Return nothing but the lines from the one with "Give me the matplotlib source for this chart." through the one with "plt.rcParams['font.family'] = ['Open" in the data below, word for word and without pictures.

-- start of Records for processing --

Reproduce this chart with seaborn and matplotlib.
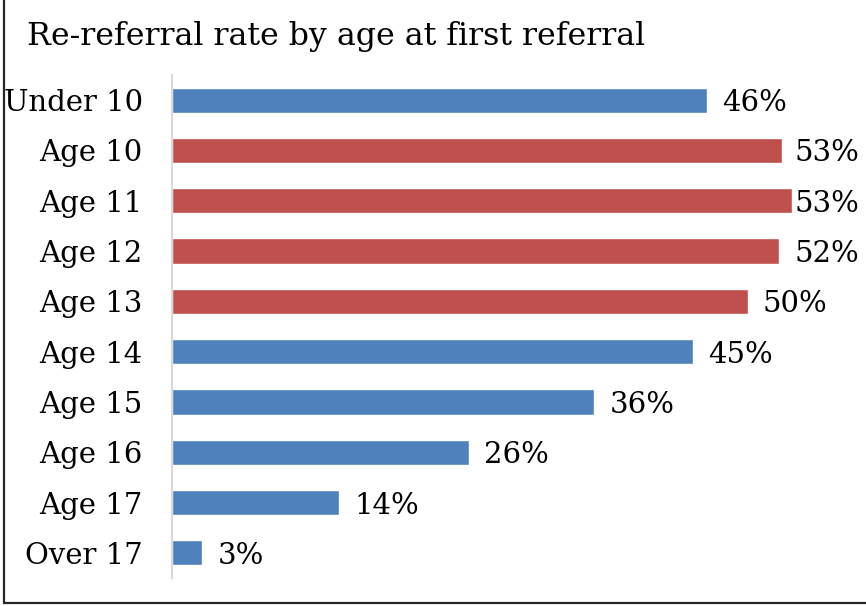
import matplotlib
matplotlib.use('Agg')
import matplotlib.pyplot as plt
import matplotlib.lines as mlines
import pandas as pd
import seaborn as sns

# Dados
ages = ['Under 10', 'Age 10', 'Age 11', 'Age 12', 'Age 13',
        'Age 14', 'Age 15', 'Age 16', 'Age 17', 'Over 17']
rates = [46.1, 52.6, 53.4, 52.3, 49.6, 44.9, 36.4, 25.6, 14.4, 2.6]
groups = ['other', 'peak', 'peak', 'peak', 'peak',
          'other', 'other', 'other', 'other', 'other']

BLUE = '#4F81BD'
RED = '#C0504D'
FS = 21

df = pd.DataFrame({'age': ages, 'rate': rates, 'group': groups})

sns.set_style('white')
plt.rcParams['font.family'] = ['DejaVu Serif']

fig = plt.figure(figsize=(8.66, 6.06), dpi=100)
ax = fig.add_axes([172 / 866, 1 - 578 / 606, 1 - 172 / 866, (578 - 75) / 606])

sns.barplot(data=df, x='rate', y='age', hue='group', orient='h',
            palette={'other': BLUE, 'peak': RED}, width=0.5,
            legend=False, saturation=1, ax=ax)

# Rótulos de valor (presos dentro da área do gráfico, como no Excel)
for i, v in enumerate(rates):
    ax.text(min(v + 1.3, 53.6), i, f'{v:.0f}%', va='center_baseline', ha='left',
            fontsize=FS, color='black')

ax.set_xlim(0, 59.8)
ax.set_ylim(len(ages) - 0.5, -0.5)
ax.set_xlabel('')
ax.set_ylabel('')
ax.set_xticks([])
ax.tick_params(axis='y', length=0, pad=21, labelsize=FS, labelcolor='black')

for side in ['top', 'right', 'bottom']:
    ax.spines[side].set_visible(False)
ax.spines['left'].set_color('#D9D9D9')
ax.spines['left'].set_linewidth(1.5)

fig.text(27 / 866, 1 - 45 / 606, 'Re-referral rate by age at first referral',
         fontsize=22.8, va='baseline', ha='left', color='black')

# Moldura: só a esquerda e a de baixo aparecem no recorte
x0 = 3.5 / 866
y0 = 1 - 602.5 / 606
fig.add_artist(mlines.Line2D([x0, x0], [y0, 1], transform=fig.transFigure,
                             color='#262626', linewidth=1.6))
fig.add_artist(mlines.Line2D([x0, 1], [y0, y0], transform=fig.transFigure,
                             color='#262626', linewidth=1.6))

fig.savefig('out.png', dpi=100)
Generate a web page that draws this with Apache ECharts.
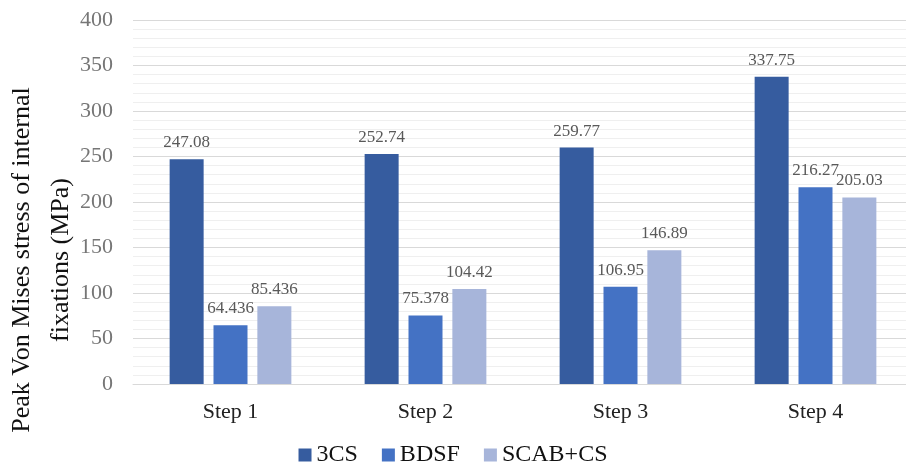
<!DOCTYPE html>
<html><head><meta charset="utf-8">
<script src="https://cdn.jsdelivr.net/npm/echarts@6/dist/echarts.min.js"></script>
<style>html,body{margin:0;padding:0;background:#fff}#c{width:906px;height:463px}</style>
</head><body><div id="c"></div>
<script>
const categories = ['Step 1', 'Step 2', 'Step 3', 'Step 4'];
const seriesNames = ['3CS', 'BDSF', 'SCAB+CS'];
const v3CS = [247.08, 252.74, 259.77, 337.75];
const vBDSF = [64.436, 75.378, 106.95, 216.27];
const vSCAB = [85.436, 104.42, 146.89, 205.03];
const colors = ['#365C9F', '#4472C4', '#A7B5DA'];
const font = '"Liberation Serif", "Times New Roman", serif';
const chart = echarts.init(document.getElementById('c'));
function mk(name, data, color) {
  return {
    name: name, type: 'bar', data: data, barWidth: 34, barGap: '29%',
    itemStyle: { color: color },
    label: { show: true, position: 'top', distance: 8, color: '#595959', fontFamily: font, fontSize: 17,
      formatter: p => String(p.value) }
  };
}
chart.setOption({
  animation: false,
  textStyle: { fontFamily: font },
  grid: { left: 133, top: 20, width: 780, height: 364, containLabel: false, outerBoundsMode: 'none' },
  legend: {
    top: 438, left: 'center', itemWidth: 13, itemHeight: 13, itemGap: 24,
    icon: 'rect', textStyle: { fontFamily: font, fontSize: 24, color: '#111' },
    data: seriesNames
  },
  xAxis: {
    type: 'category', data: categories,
    axisLine: { lineStyle: { color: '#d9d9d9' } }, axisTick: { show: false },
    axisLabel: { fontFamily: font, fontSize: 22, color: '#222', margin: 17 }
  },
  yAxis: {
    type: 'value', min: 0, max: 400, interval: 50,
    name: 'Peak Von Mises stress of internal\nfixations (MPa)',
    nameLocation: 'middle', nameGap: 52, nameRotate: 90, nameMoveOverlap: false,
    nameTextStyle: { fontFamily: font, fontSize: 26, color: '#111', lineHeight: 39, padding: [0, 116, 0, 0] },
    axisLine: { show: false }, axisTick: { show: false },
    axisLabel: { fontFamily: font, fontSize: 22, color: '#767676', margin: 20 },
    splitLine: { lineStyle: { color: '#d9d9d9', width: 1 } },
    minorTick: { show: false, splitNumber: 5 },
    minorSplitLine: { show: true, lineStyle: { color: '#efefef', width: 1 } }
  },
  series: [mk(seriesNames[0], v3CS, colors[0]), mk(seriesNames[1], vBDSF, colors[1]), mk(seriesNames[2], vSCAB, colors[2])]
});
</script></body></html>
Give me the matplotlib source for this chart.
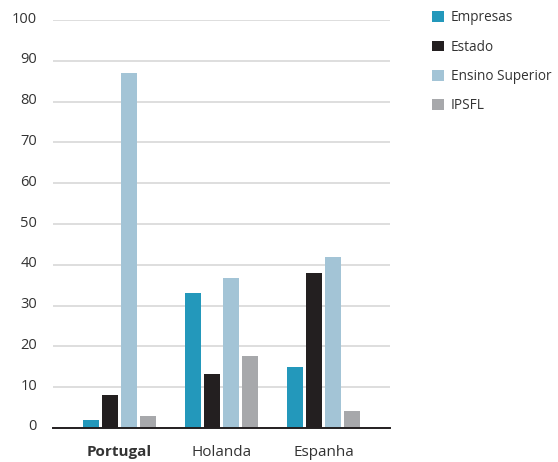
import matplotlib
matplotlib.use("Agg")
import matplotlib.pyplot as plt
import matplotlib.transforms as mtransforms
import numpy as np

plt.rcParams['font.family'] = ['Open Sans', 'DejaVu Sans']

categories = ["Portugal", "Holanda", "Espanha"]
series_names = ["Empresas", "Estado", "Ensino Superior", "IPSFL"]
empresas = [2.0, 33.0, 15.0]
estado = [8.1, 13.2, 38.1]
ensino_superior = [87.0, 36.8, 41.9]
ipsfl = [3.0, 17.6, 4.2]
yticks = [0, 10, 20, 30, 40, 50, 60, 70, 80, 90, 100]

series = [empresas, estado, ensino_superior, ipsfl]
colors = ["#2398bb", "#231f20", "#a3c4d6", "#a7a8ab"]

W, H = 558, 462
fig = plt.figure(figsize=(W / 100, H / 100), dpi=100)
ax = fig.add_axes([53 / W, 34 / H, (390 - 53) / W, (428 - 20) / H])

x = np.arange(len(categories))
pitch = 19 / 102
width = 16 / 102
handles = []
for i, (vals, c, name) in enumerate(zip(series, colors, series_names)):
    b = ax.bar(x + (i - 1.5) * pitch, vals, width=width, color=c, label=name, zorder=3)
    handles.append(b)

ax.set_xlim(-0.652, 2.652)
ax.set_ylim(0, 100)
ax.set_yticks(yticks)
ax.yaxis.grid(True, color="#dedede", linewidth=1.4, zorder=0)
ax.set_axisbelow(True)
for s in ["top", "right", "left"]:
    ax.spines[s].set_visible(False)
ax.spines["bottom"].set_color("#231f20")
ax.spines["bottom"].set_linewidth(1.4)
ax.spines["bottom"].set_zorder(4)

ax.tick_params(axis="y", length=0, pad=11.5, labelsize=10.5, labelcolor="#333333")
ax.tick_params(axis="x", length=0, pad=12, labelsize=11, labelcolor="#333333")
ax.set_xticks(x)
ax.set_xticklabels(categories)
ax.get_xticklabels()[0].set_fontweight("bold")
offset = mtransforms.ScaledTranslation(0, 3 / 100, fig.dpi_scale_trans)
for lab in ax.get_yticklabels():
    lab.set_transform(lab.get_transform() + offset)

leg = fig.legend(handles=handles, labels=series_names, loc="upper left",
                 bbox_to_anchor=(427 / W, 1 - 5 / H), frameon=False,
                 fontsize=9.8, handlelength=0.85, handleheight=0.85,
                 handletextpad=0.5, labelspacing=1.05, borderaxespad=0,
                 labelcolor="#333333")

fig.savefig("out.png", dpi=100)
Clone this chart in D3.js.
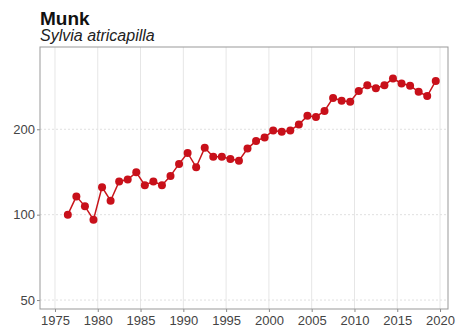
<!DOCTYPE html>
<html>
<head>
<meta charset="utf-8">
<script src="https://cdn.jsdelivr.net/npm/d3@7"></script>
<style>
  body { margin: 0; background: #fff; }
  text { font-family: "Liberation Sans", Arial, sans-serif; }
</style>
</head>
<body>
<div id="chart-area"></div>
<script>
// data (index, log scale)
const years = [1976, 1977, 1978, 1979, 1980, 1981, 1982, 1983, 1984, 1985,
               1986, 1987, 1988, 1989, 1990, 1991, 1992, 1993, 1994, 1995,
               1996, 1997, 1998, 1999, 2000, 2001, 2002, 2003, 2004, 2005,
               2006, 2007, 2008, 2009, 2010, 2011, 2012, 2013, 2014, 2015,
               2016, 2017, 2018, 2019]
const values = [100, 116, 107, 96, 125, 112, 131, 133, 141, 127,
                131, 127, 137, 151, 165, 147, 172, 160, 160, 157,
                155, 171, 182, 187, 198, 196, 198, 208, 223, 221,
                232, 258, 252, 250, 273, 286, 279, 286, 302, 290,
                285, 271, 262, 296]
const xTicks = [1975, 1980, 1985, 1990, 1995, 2000, 2005, 2010, 2015, 2020]
const yTicks = [50, 100, 200]

const title = "Munk"
const subtitle = "Sylvia atricapilla"

const dataset = years.map((y, i) => ({ year: y, value: values[i] }))

const svgWidth = 459
const svgHeight = 334
const margin = { left: 40, right: 11, top: 47, bottom: 25 }
const chartWidth = svgWidth - margin.left - margin.right
const chartHeight = svgHeight - margin.top - margin.bottom

// points sit at mid-year
const xAccessor = d => d.year + 0.5
const yAccessor = d => d.value

const xScale = d3.scaleLinear()
    .domain([1973.25, 2020.93])
    .range([0, chartWidth])

const yScale = d3.scaleLog()
    .domain([46.5, 390])
    .range([chartHeight, 0])

const svg = d3.select("#chart-area")
    .append("svg")
    .attr("width", svgWidth)
    .attr("height", svgHeight)

svg.append("text")
    .attr("x", 40)
    .attr("y", 25)
    .attr("font-size", 19)
    .attr("font-weight", "bold")
    .attr("fill", "#111")
    .text(title)

svg.append("text")
    .attr("x", 40)
    .attr("y", 41)
    .attr("font-size", 16)
    .attr("font-style", "italic")
    .attr("fill", "#222")
    .text(subtitle)

const chart = svg.append("g")
    .attr("transform", `translate(${margin.left},${margin.top})`)

// grid
chart.append("g")
    .selectAll("line")
    .data(xTicks)
    .join("line")
    .attr("x1", d => xScale(d))
    .attr("x2", d => xScale(d))
    .attr("y1", 0)
    .attr("y2", chartHeight)
    .attr("stroke", "#e6e6e6")
    .attr("stroke-width", 1)

chart.append("g")
    .selectAll("line")
    .data(yTicks)
    .join("line")
    .attr("x1", 0)
    .attr("x2", chartWidth)
    .attr("y1", d => yScale(d))
    .attr("y2", d => yScale(d))
    .attr("stroke", "#e0e0e0")
    .attr("stroke-width", 1)
    .attr("stroke-dasharray", "2,2")

// axes
const xAxis = chart.append("g")
    .attr("transform", `translate(0,${chartHeight})`)
    .call(d3.axisBottom(xScale).tickValues(xTicks).tickFormat(d3.format("d")).tickSize(3).tickPadding(4))

const yAxis = chart.append("g")
    .call(d3.axisLeft(yScale).tickValues(yTicks).tickFormat(d3.format("d")).tickSize(3).tickPadding(2))

;[xAxis, yAxis].forEach(g => {
    g.select(".domain").remove()
    g.selectAll(".tick line").attr("stroke", "#888")
    g.selectAll(".tick text")
        .attr("fill", "#444")
        .attr("font-size", 13)
        .attr("font-family", "Liberation Sans, Arial, sans-serif")
})

// panel border
chart.append("rect")
    .attr("x", 0)
    .attr("y", 0)
    .attr("width", chartWidth)
    .attr("height", chartHeight)
    .attr("fill", "none")
    .attr("stroke", "#999")
    .attr("stroke-width", 1)

const lineGenerator = d3.line()
    .x(d => xScale(xAccessor(d)))
    .y(d => yScale(yAccessor(d)))

chart.append("path")
    .attr("d", lineGenerator(dataset))
    .attr("fill", "none")
    .attr("stroke", "#c8141a")
    .attr("stroke-width", 1.5)

chart.append("g")
    .selectAll("circle")
    .data(dataset)
    .join("circle")
    .attr("cx", d => xScale(xAccessor(d)))
    .attr("cy", d => yScale(yAccessor(d)))
    .attr("r", 4)
    .attr("fill", "#c8101a")
</script>
</body>
</html>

-- end of Records for processing --

▸ **Finished exercise**
Give me the matplotlib source for this chart.
import matplotlib
matplotlib.use("Agg")
import matplotlib.pyplot as plt
import matplotlib.transforms as mtransforms
import numpy as np

plt.rcParams['font.family'] = ['Open Sans', 'DejaVu Sans']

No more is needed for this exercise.